Direction
Exclude the pictures and return every line exactly as written.

Information provided

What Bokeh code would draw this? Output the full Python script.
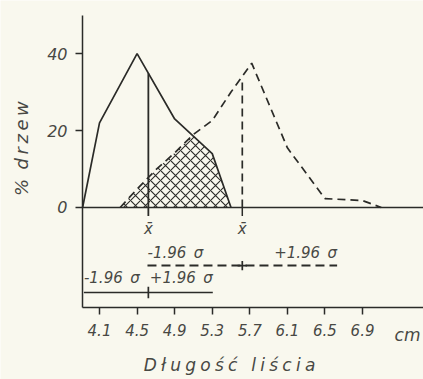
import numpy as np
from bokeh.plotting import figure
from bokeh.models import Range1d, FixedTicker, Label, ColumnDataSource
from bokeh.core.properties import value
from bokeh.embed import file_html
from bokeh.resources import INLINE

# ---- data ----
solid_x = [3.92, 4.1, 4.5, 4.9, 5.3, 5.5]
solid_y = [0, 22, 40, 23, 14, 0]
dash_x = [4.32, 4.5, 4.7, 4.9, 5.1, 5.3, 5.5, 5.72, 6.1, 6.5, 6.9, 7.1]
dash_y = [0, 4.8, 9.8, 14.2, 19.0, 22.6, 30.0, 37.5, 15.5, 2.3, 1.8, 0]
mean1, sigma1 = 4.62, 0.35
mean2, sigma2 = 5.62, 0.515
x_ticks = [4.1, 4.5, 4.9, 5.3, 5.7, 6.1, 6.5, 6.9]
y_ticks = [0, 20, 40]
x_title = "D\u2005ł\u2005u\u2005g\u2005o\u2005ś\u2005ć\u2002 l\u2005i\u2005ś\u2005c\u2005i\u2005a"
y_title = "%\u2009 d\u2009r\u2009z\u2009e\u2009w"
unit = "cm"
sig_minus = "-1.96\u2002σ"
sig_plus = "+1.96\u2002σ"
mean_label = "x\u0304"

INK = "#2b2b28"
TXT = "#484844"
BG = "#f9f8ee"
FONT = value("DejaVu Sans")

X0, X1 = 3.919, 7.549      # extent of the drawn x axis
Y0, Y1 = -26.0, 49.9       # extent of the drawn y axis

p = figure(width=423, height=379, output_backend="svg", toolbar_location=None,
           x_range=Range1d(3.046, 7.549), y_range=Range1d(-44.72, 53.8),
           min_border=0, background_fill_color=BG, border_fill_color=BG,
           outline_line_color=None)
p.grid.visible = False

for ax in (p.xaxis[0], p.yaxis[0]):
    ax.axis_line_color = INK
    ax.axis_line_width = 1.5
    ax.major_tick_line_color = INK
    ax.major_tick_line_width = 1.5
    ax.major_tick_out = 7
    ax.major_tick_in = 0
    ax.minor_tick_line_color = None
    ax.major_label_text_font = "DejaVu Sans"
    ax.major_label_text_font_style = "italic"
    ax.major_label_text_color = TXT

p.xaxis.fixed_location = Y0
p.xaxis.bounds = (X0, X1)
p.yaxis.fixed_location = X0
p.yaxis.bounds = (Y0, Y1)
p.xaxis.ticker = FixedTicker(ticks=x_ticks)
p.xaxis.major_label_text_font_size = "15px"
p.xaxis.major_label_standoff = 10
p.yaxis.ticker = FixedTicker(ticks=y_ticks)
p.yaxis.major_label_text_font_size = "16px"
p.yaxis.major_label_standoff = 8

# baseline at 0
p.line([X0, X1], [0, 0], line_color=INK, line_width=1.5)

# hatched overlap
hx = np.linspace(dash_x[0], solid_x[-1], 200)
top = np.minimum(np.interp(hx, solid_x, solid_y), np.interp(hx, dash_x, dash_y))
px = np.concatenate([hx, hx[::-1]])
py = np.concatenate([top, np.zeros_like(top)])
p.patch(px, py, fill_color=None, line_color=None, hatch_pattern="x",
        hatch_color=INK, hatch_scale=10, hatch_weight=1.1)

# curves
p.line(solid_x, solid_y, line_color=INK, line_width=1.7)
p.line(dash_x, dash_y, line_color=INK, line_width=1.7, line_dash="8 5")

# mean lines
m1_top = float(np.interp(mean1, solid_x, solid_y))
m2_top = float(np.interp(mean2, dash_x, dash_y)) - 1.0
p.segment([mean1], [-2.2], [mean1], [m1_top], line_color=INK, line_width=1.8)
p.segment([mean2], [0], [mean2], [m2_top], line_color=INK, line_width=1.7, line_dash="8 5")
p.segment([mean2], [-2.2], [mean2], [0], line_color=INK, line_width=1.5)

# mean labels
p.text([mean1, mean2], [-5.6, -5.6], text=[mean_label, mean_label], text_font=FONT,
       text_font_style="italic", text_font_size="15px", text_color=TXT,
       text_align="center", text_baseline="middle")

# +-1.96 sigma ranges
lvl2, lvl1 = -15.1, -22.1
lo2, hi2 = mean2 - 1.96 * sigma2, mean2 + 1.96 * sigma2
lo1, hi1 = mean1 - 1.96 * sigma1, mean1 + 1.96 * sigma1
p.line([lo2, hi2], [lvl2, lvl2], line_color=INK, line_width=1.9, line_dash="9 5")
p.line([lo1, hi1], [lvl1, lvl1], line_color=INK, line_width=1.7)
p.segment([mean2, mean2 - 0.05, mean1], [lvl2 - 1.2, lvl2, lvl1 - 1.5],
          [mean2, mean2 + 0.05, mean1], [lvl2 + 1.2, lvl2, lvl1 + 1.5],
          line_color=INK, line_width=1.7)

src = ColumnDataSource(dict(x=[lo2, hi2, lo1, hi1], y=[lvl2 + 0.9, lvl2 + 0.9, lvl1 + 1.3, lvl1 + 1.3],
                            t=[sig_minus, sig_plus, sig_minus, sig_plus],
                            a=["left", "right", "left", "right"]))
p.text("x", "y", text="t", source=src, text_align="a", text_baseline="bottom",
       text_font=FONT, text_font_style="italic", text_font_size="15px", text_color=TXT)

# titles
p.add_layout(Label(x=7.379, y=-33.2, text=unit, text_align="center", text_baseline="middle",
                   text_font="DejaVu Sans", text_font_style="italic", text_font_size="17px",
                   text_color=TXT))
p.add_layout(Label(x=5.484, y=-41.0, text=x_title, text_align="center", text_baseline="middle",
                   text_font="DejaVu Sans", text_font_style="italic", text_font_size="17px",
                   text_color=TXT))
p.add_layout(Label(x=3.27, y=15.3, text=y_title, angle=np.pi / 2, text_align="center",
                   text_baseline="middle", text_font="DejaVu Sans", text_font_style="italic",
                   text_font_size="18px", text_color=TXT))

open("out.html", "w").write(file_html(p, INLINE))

In response
What Bokeh code would draw this? Output the full Python script.
import numpy as np
from bokeh.plotting import figure
from bokeh.models import Range1d, FixedTicker, Label, ColumnDataSource
from bokeh.core.properties import value
from bokeh.embed import file_html
from bokeh.resources import INLINE

# ---- data ----
solid_x = [3.92, 4.1, 4.5, 4.9, 5.3, 5.5]
solid_y = [0, 22, 40, 23, 14, 0]
dash_x = [4.32, 4.5, 4.7, 4.9, 5.1, 5.3, 5.5, 5.72, 6.1, 6.5, 6.9, 7.1]
dash_y = [0, 4.8, 9.8, 14.2, 19.0, 22.6, 30.0, 37.5, 15.5, 2.3, 1.8, 0]
mean1, sigma1 = 4.62, 0.35
mean2, sigma2 = 5.62, 0.515
x_ticks = [4.1, 4.5, 4.9, 5.3, 5.7, 6.1, 6.5, 6.9]
y_ticks = [0, 20, 40]
x_title = "D\u2005ł\u2005u\u2005g\u2005o\u2005ś\u2005ć\u2002 l\u2005i\u2005ś\u2005c\u2005i\u2005a"
y_title = "%\u2009 d\u2009r\u2009z\u2009e\u2009w"
unit = "cm"
sig_minus = "-1.96\u2002σ"
sig_plus = "+1.96\u2002σ"
mean_label = "x\u0304"

INK = "#2b2b28"
TXT = "#484844"
BG = "#f9f8ee"
FONT = value("DejaVu Sans")

X0, X1 = 3.919, 7.549      # extent of the drawn x axis
Y0, Y1 = -26.0, 49.9       # extent of the drawn y axis

p = figure(width=423, height=379, output_backend="svg", toolbar_location=None,
           x_range=Range1d(3.046, 7.549), y_range=Range1d(-44.72, 53.8),
           min_border=0, background_fill_color=BG, border_fill_color=BG,
           outline_line_color=None)
p.grid.visible = False

for ax in (p.xaxis[0], p.yaxis[0]):
    ax.axis_line_color = INK
    ax.axis_line_width = 1.5
    ax.major_tick_line_color = INK
    ax.major_tick_line_width = 1.5
    ax.major_tick_out = 7
    ax.major_tick_in = 0
    ax.minor_tick_line_color = None
    ax.major_label_text_font = "DejaVu Sans"
    ax.major_label_text_font_style = "italic"
    ax.major_label_text_color = TXT

p.xaxis.fixed_location = Y0
p.xaxis.bounds = (X0, X1)
p.yaxis.fixed_location = X0
p.yaxis.bounds = (Y0, Y1)
p.xaxis.ticker = FixedTicker(ticks=x_ticks)
p.xaxis.major_label_text_font_size = "15px"
p.xaxis.major_label_standoff = 10
p.yaxis.ticker = FixedTicker(ticks=y_ticks)
p.yaxis.major_label_text_font_size = "16px"
p.yaxis.major_label_standoff = 8

# baseline at 0
p.line([X0, X1], [0, 0], line_color=INK, line_width=1.5)

# hatched overlap
hx = np.linspace(dash_x[0], solid_x[-1], 200)
top = np.minimum(np.interp(hx, solid_x, solid_y), np.interp(hx, dash_x, dash_y))
px = np.concatenate([hx, hx[::-1]])
py = np.concatenate([top, np.zeros_like(top)])
p.patch(px, py, fill_color=None, line_color=None, hatch_pattern="x",
        hatch_color=INK, hatch_scale=10, hatch_weight=1.1)

# curves
p.line(solid_x, solid_y, line_color=INK, line_width=1.7)
p.line(dash_x, dash_y, line_color=INK, line_width=1.7, line_dash="8 5")

# mean lines
m1_top = float(np.interp(mean1, solid_x, solid_y))
m2_top = float(np.interp(mean2, dash_x, dash_y)) - 1.0
p.segment([mean1], [-2.2], [mean1], [m1_top], line_color=INK, line_width=1.8)
p.segment([mean2], [0], [mean2], [m2_top], line_color=INK, line_width=1.7, line_dash="8 5")
p.segment([mean2], [-2.2], [mean2], [0], line_color=INK, line_width=1.5)

# mean labels
p.text([mean1, mean2], [-5.6, -5.6], text=[mean_label, mean_label], text_font=FONT,
       text_font_style="italic", text_font_size="15px", text_color=TXT,
       text_align="center", text_baseline="middle")

# +-1.96 sigma ranges
lvl2, lvl1 = -15.1, -22.1
lo2, hi2 = mean2 - 1.96 * sigma2, mean2 + 1.96 * sigma2
lo1, hi1 = mean1 - 1.96 * sigma1, mean1 + 1.96 * sigma1
p.line([lo2, hi2], [lvl2, lvl2], line_color=INK, line_width=1.9, line_dash="9 5")
p.line([lo1, hi1], [lvl1, lvl1], line_color=INK, line_width=1.7)
p.segment([mean2, mean2 - 0.05, mean1], [lvl2 - 1.2, lvl2, lvl1 - 1.5],
          [mean2, mean2 + 0.05, mean1], [lvl2 + 1.2, lvl2, lvl1 + 1.5],
          line_color=INK, line_width=1.7)

src = ColumnDataSource(dict(x=[lo2, hi2, lo1, hi1], y=[lvl2 + 0.9, lvl2 + 0.9, lvl1 + 1.3, lvl1 + 1.3],
                            t=[sig_minus, sig_plus, sig_minus, sig_plus],
                            a=["left", "right", "left", "right"]))
p.text("x", "y", text="t", source=src, text_align="a", text_baseline="bottom",
       text_font=FONT, text_font_style="italic", text_font_size="15px", text_color=TXT)

# titles
p.add_layout(Label(x=7.379, y=-33.2, text=unit, text_align="center", text_baseline="middle",
                   text_font="DejaVu Sans", text_font_style="italic", text_font_size="17px",
                   text_color=TXT))
p.add_layout(Label(x=5.484, y=-41.0, text=x_title, text_align="center", text_baseline="middle",
                   text_font="DejaVu Sans", text_font_style="italic", text_font_size="17px",
                   text_color=TXT))
p.add_layout(Label(x=3.27, y=15.3, text=y_title, angle=np.pi / 2, text_align="center",
                   text_baseline="middle", text_font="DejaVu Sans", text_font_style="italic",
                   text_font_size="18px", text_color=TXT))

open("out.html", "w").write(file_html(p, INLINE))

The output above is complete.